Le 7 janvier 1825, le marquis de Dax d’Axat réunit en urgence son conseil municipal. Le maire de Montpellier fait part de la lettre que lui a adressée son ami François-Xavier Fabre, « l’un des citoyens auxquels la ville s’honore le plus d’avoir donné naissance, et que l’Italie compte depuis longtemps au rang des plus grands peintres ». L’artiste propose de faire don à la ville de la totalité de ses collections, à condition qu’elles soient le point de départ d’un musée.
« Je possède en Italie un nombre considérable de tableaux anciens et modernes, de livres, estampes, dessins et autres objets d’art dont je me propose de faire hommage à ma ville natale ; ma bibliothèque particulière contient ce qui a été publié de plus important sur les arts, les monuments antiques, musées, galeries publiques et particulières, voyages pittoresques, etc. » S’y ajoutent les bibliothèques que ses amis, la comtesse d’Albany et le poète Alfieri, lui ont léguées.

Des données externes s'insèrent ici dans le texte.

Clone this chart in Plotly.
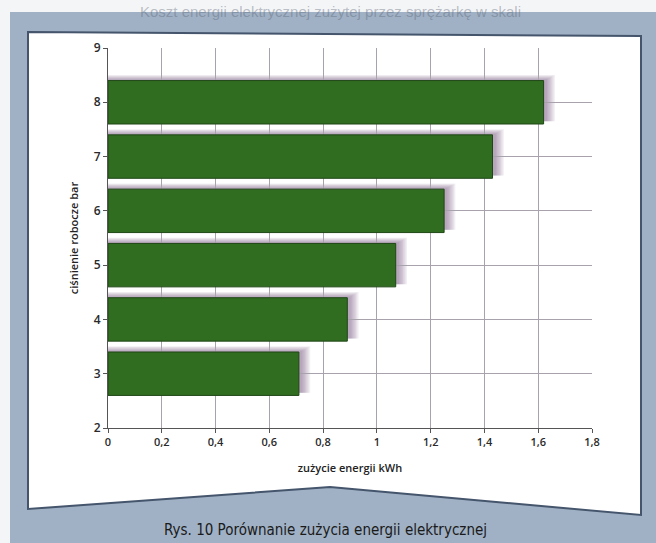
import plotly.graph_objects as go

# Working pressure (bar) and corresponding electrical energy use (kWh)
pressure_bar = [3, 4, 5, 6, 7, 8]
energy_kwh = [0.71, 0.89, 1.07, 1.25, 1.43, 1.62]
x_ticks = [0, 0.2, 0.4, 0.6, 0.8, 1.0, 1.2, 1.4, 1.6, 1.8]
y_ticks = [2, 3, 4, 5, 6, 7, 8, 9]

W, H = 656, 543
ML, MR, MT, MB = 108, 64, 48, 115
PW, PH = W - ML - MR, H - MT - MB


def px(x):
    return (x - ML) / PW


def py(y):
    return (H - MB - y) / PH


BAR_W = 0.8
GREEN = "#306d21"
FRAME_BLUE = "#a0b1c5"
BORDER = "#44556c"

fig = go.Figure()
fig.add_trace(go.Bar(
    x=energy_kwh, y=pressure_bar, orientation="h", width=BAR_W,
    marker=dict(color=GREEN, line=dict(color="#1f4716", width=1)),
    hoverinfo="x+y",
))

shapes = []
# page-coloured frame around the figure panel
shapes.append(dict(type="rect", xref="paper", yref="paper",
                   x0=px(10), x1=px(W + 5), y0=py(12), y1=py(H + 5),
                   fillcolor=FRAME_BLUE, line=dict(width=0), layer="below"))
# white panel with a chevron-shaped bottom edge
pts = [(28, 32), (641, 36), (641, 515), (330, 487), (28, 509)]
path = "M " + " L ".join(f"{px(a):.5f},{py(b):.5f}" for a, b in pts) + " Z"
shapes.append(dict(type="path", xref="paper", yref="paper", path=path,
                   fillcolor="white", line=dict(color=BORDER, width=2),
                   layer="below"))

# soft drop shadows and light glow around each bar
for p, v in zip(pressure_bar, energy_kwh):
    for k in range(7):
        gx = k * 0.005
        gy = k * 0.014
        shapes.append(dict(
            type="rect", xref="x", yref="y", layer="below",
            x0=0, x1=v + 0.012 + gx,
            y0=p - BAR_W / 2 + 0.05, y1=p + BAR_W / 2 + 0.02 + gy,
            fillcolor="rgba(110,75,120,0.085)", line=dict(width=0)))
    shapes.append(dict(
        type="rect", xref="x", yref="y", layer="below",
        x0=0, x1=v + 0.02, y0=p - BAR_W / 2 - 0.07, y1=p - BAR_W / 2,
        fillcolor="rgba(255,255,255,0.85)", line=dict(width=0)))

annotations = [
    dict(text="Rys. 10 Porównanie zużycia energii elektrycznej",
         xref="paper", yref="paper", x=px(325), y=py(530),
         showarrow=False, xanchor="center", yanchor="middle",
         font=dict(family="Liberation Sans Narrow, DejaVu Sans Condensed, sans-serif",
                   size=15, color="#1a1a1a")),
    dict(text="Koszt energii elektrycznej zużytej przez sprężarkę w skali",
         xref="paper", yref="paper", x=px(330), y=py(11),
         showarrow=False, xanchor="center", yanchor="middle",
         font=dict(family="Liberation Sans Narrow, sans-serif", size=15,
                   color="rgba(90,100,115,0.40)")),
]

fig.update_layout(
    width=W, height=H,
    margin=dict(l=ML, r=MR, t=MT, b=MB, pad=0),
    paper_bgcolor="#f4f5f7",
    plot_bgcolor="#e3e0e6",
    separators=", ",
    showlegend=False,
    bargap=0.2,
    shapes=shapes,
    annotations=annotations,
    font=dict(family="Open Sans, sans-serif", size=11, color="#333333"),
    xaxis=dict(
        range=[0, 1.8], tickvals=x_ticks, ticks="outside", ticklen=4,
        tickcolor="#555", showgrid=True, gridcolor="#a8a2ad", gridwidth=1,
        showline=True, linecolor="#555", linewidth=1, zeroline=False,
        title=dict(text="zużycie energii kWh", standoff=16,
                   font=dict(size=11, color="#222", weight=600)),
        tickfont=dict(size=11, color="#2a2a2a", weight=600),
    ),
    yaxis=dict(
        range=[2, 9], tickvals=y_ticks, ticks="outside", ticklen=4,
        tickcolor="#555", showgrid=True, gridcolor="#a8a2ad", gridwidth=1,
        showline=True, linecolor="#555", linewidth=1, zeroline=False,
        title=dict(text="ciśnienie robocze bar", standoff=12,
                   font=dict(size=11, color="#222", weight=600)),
        tickfont=dict(size=12, color="#2a2a2a", weight=600),
    ),
)

fig.write_html("out.html")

En tout, 300 peintures, dessins, sculptures et 9 000 volumes.
Un don perpétuel
Fabre est un des peintres les plus renommés de France et d’Italie. Sa proposition est une aubaine pour Montpellier qui ne possède plus que quelques bribes de la collection constituée par la Société des beaux-arts, avant la Révolution. Ne subsiste qu’une cinquantaine de tableaux abrités à la mairie. À ce don, Fabre associe ses conditions : « J’exige que cette collection doive appartenir à perpétuité à la commune de Montpellier, réunie dans un seul et même local, et qu’on ne puisse jamais en rien soustraire sous aucun prétexte : je m’en réserve la jouissance entière pour tout le reste de mes jours. »

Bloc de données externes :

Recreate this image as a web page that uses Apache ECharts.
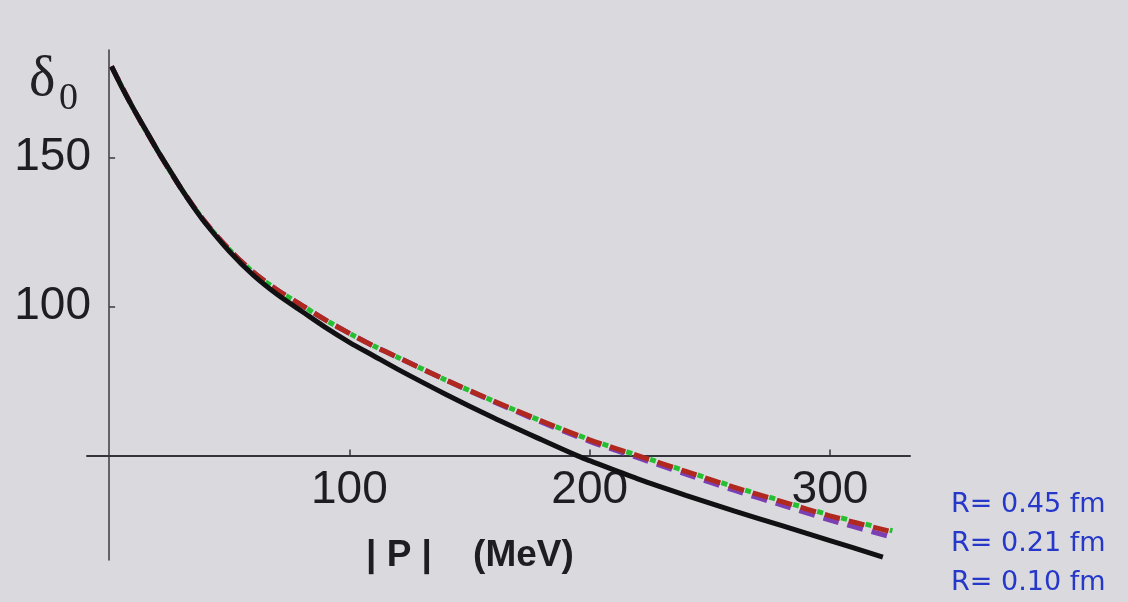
<!DOCTYPE html>
<html><head><meta charset="utf-8">
<script src="https://cdn.jsdelivr.net/npm/echarts@6/dist/echarts.min.js"></script>
<style>html,body{margin:0;padding:0;background:#d9d9de}#c{width:1128px;height:602px}</style>
</head><body><div id="c"></div>
<script>
// ---- data ----
const xTicks = [100, 200, 300];
const yTicks = [100, 150];
const pBlack = [1, 5, 10, 15, 20, 25, 30, 35, 40, 50, 60, 70, 80, 90, 100, 110, 120, 140, 160, 180, 195, 200, 220, 240, 260, 280, 300, 322];
const deltaBlack = [180.5, 174, 166.5, 159.5, 152.5, 146, 139.5, 133.5, 128, 118.5, 110.5, 104, 98.5, 93, 88, 83.5, 79, 70.6, 62.7, 55.3, 49.9, 48.3, 42.2, 36.7, 31.5, 26.5, 21.5, 16];
const pDashed = [1, 10, 20, 30, 40, 50, 60, 70, 80, 90, 100, 110, 120, 140, 160, 180, 200, 220, 240, 260, 280, 300, 326];
const deltaR045 = [180.5, 166.5, 152.5, 139.5, 128.3, 119.1, 111.5, 105.5, 100.5, 95.5, 91, 86.8, 83, 75.4, 68.3, 61.6, 55.4, 50.1, 44.8, 39.6, 34.8, 30.1, 24.8];
const deltaR021 = [180.5, 166.5, 152.5, 139.5, 128.3, 119.1, 111.5, 105.5, 100.5, 95.5, 91, 86.8, 83, 75.4, 68.3, 61.6, 55.3, 50, 44.7, 39.4, 34.6, 29.8, 24.4];
const deltaR010 = [180.5, 166.5, 152.5, 139.5, 128.3, 119.1, 111.5, 105.5, 100.5, 95.5, 91, 86.8, 83, 75.4, 68.1, 61.2, 54.8, 49.3, 43.8, 38.4, 33.4, 28.4, 22.6];
const seriesNames = ['R= 0.45 fm', 'R= 0.21 fm', 'R= 0.10 fm'];
const yTitle = 'δ';
const ySub = '0';
const xTitle = '| P |    (MeV)';

// ---- layout ----
const xMin = -9.2, xMax = 333.3, yMin = 15, yMax = 186;
const grid = {left: 87, right: 218, top: 50, bottom: 42};
const gridH = 602 - grid.top - grid.bottom;
const xAxisOffset = -(50 - yMin) * gridH / (yMax - yMin);

const zip = (a, b) => a.map((v, i) => [v, b[i]]);
const tickFont = {fontSize: 46, fontFamily: 'Liberation Sans', color: '#1e1e22'};

const chart = echarts.init(document.getElementById('c'), null, {renderer: 'canvas'});
chart.setOption({
  backgroundColor: '#d9d9de',
  animation: false,
  grid: grid,
  legend: {
    data: seriesNames, orient: 'vertical', left: 946, top: 485, height: 140, padding: 0,
    icon: 'none', itemWidth: 0, itemHeight: 0, itemGap: 0, selectedMode: false,
    textStyle: {color: '#2638c9', fontSize: 27, fontFamily: 'DejaVu Sans', lineHeight: 39}
  },
  xAxis: {
    type: 'value', min: xMin, max: xMax, offset: xAxisOffset,
    splitLine: {show: false},
    axisLine: {show: true, onZero: false, lineStyle: {color: '#34343c', width: 2}},
    axisTick: {show: true, inside: true, length: 6, customValues: xTicks, lineStyle: {color: '#34343c', width: 1.5}},
    axisLabel: Object.assign({customValues: xTicks, margin: 12}, tickFont)
  },
  yAxis: {
    type: 'value', min: yMin, max: yMax,
    splitLine: {show: false},
    axisLine: {show: true, onZero: true, lineStyle: {color: '#3a3a42', width: 1.5}},
    axisTick: {show: true, inside: true, length: 6, customValues: yTicks, lineStyle: {color: '#3a3a42', width: 1.5}},
    axisLabel: Object.assign({customValues: yTicks, margin: -4}, tickFont)
  },
  graphic: [
    {type: 'text', left: 29, top: 52, style: {text: yTitle, font: '56px "Liberation Serif"', fill: '#222226'}},
    {type: 'text', left: 59, top: 80, style: {text: ySub, font: '38px "Liberation Serif"', fill: '#222226'}},
    {type: 'text', left: 366, top: 537, style: {text: xTitle, font: 'bold 37px "Liberation Sans"', fill: '#1e1e22'}}
  ],
  series: [
    {name: seriesNames[2], type: 'line', data: zip(pDashed, deltaR010), showSymbol: false, smooth: 0.3, z: 3,
     lineStyle: {color: '#7b3fb4', width: 5, type: [16, 9]}},
    {name: seriesNames[1], type: 'line', data: zip(pDashed, deltaR021), showSymbol: false, smooth: 0.3, z: 4,
     lineStyle: {color: '#b0281e', width: 5, type: [16, 9]}},
    {name: seriesNames[0], type: 'line', data: zip(pDashed, deltaR045), showSymbol: false, smooth: 0.3, z: 5,
     lineStyle: {color: '#26bf32', width: 5, type: [6, 19], dashOffset: 8}},
    {name: 'R → 0', type: 'line', data: zip(pBlack, deltaBlack), showSymbol: false, smooth: 0.3, z: 6,
     lineStyle: {color: '#111114', width: 5}}
  ]
});
</script></body></html>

L’artiste souhaite un droit de regard sur le choix du bâtiment qui accueillera le musée, dans lequel devra lui être réservé un logement. Il souhaite également qu’une école gratuite de dessin y soit établie.
Début des travaux en 1826
La proposition de Fabre n’est pas une surprise. L’homme est à Montpellier depuis l’automne précédent et il est certain qu’il en avait déjà parlé au maire. Pour preuve, le jour même de la lecture de la lettre, le conseil municipal vote un emprunt de 140 000 francs afin d’acquérir l’hôtel particulier du chevalier de Massilian, situé aux abords de l’Esplanade. Il avait déjà été visité et expertisé le 3 janvier par les architectes municipaux. Dès lors, tout va très vite. En avril, la vente est conclue et les travaux d’aménagement débutent en janvier 1826, et se termineront en novembre 1828.
Un succès indéniable
Le musée ouvre ses portes le 3 décembre 1828 (jour de la Saint-François-Xavier) avec un retentissement national. C’est l’un des tout premiers musées de France après le Louvre. Les cinq premiers jours, le public est admis de 11h à 15h. Il doit s’y présenter « en habits décents, n’amener ni chiens ni enfants en bas âge et laisser à l’entrée cannes, manteaux et parapluies. » Ensuite, le musée n’est accessible que les dimanches et jours fériés, aux mêmes heures et aux mêmes conditions.
Même si Stendhal se plaindra que beaucoup de tableaux soient placés trop haut, le succès est au rendez-vous et les visiteurs de marque accourent : la duchesse de Berry et les souverains des Deux-Siciles en 1829, le maréchal Soult la même année ou le duc d’Orléans en 1832, Fabre se chargeant personnellement de conduire la visite.
Un legs financier de 30 000 francs
Désormais installé à Montpellier, Fabre a auprès de lui le sculpteur Emilio Santarelli, sans doute son fils adultérin. Conseiller municipal, chevalier de la Légion d’honneur et baron, il vit pourtant ses dernières années dans le désenchantement. La goutte le paralyse, l’émergence du Romantisme l’horrifie et il supporte mal les attaques de la presse montpelliéraine qui le dénigre. Il meurt, aigri, le 16 mars 1837. Il a terni son image, trois semaines avant sa mort, en obligeant la ville à nommer directeur à vie le très réactionnaire comte de Nattes, sous peine de la révocation du legs de toutes les œuvres d’art acquises par lui depuis 1825. Mais il a aussi légué à Montpellier 30 000 francs pour agrandir le musée.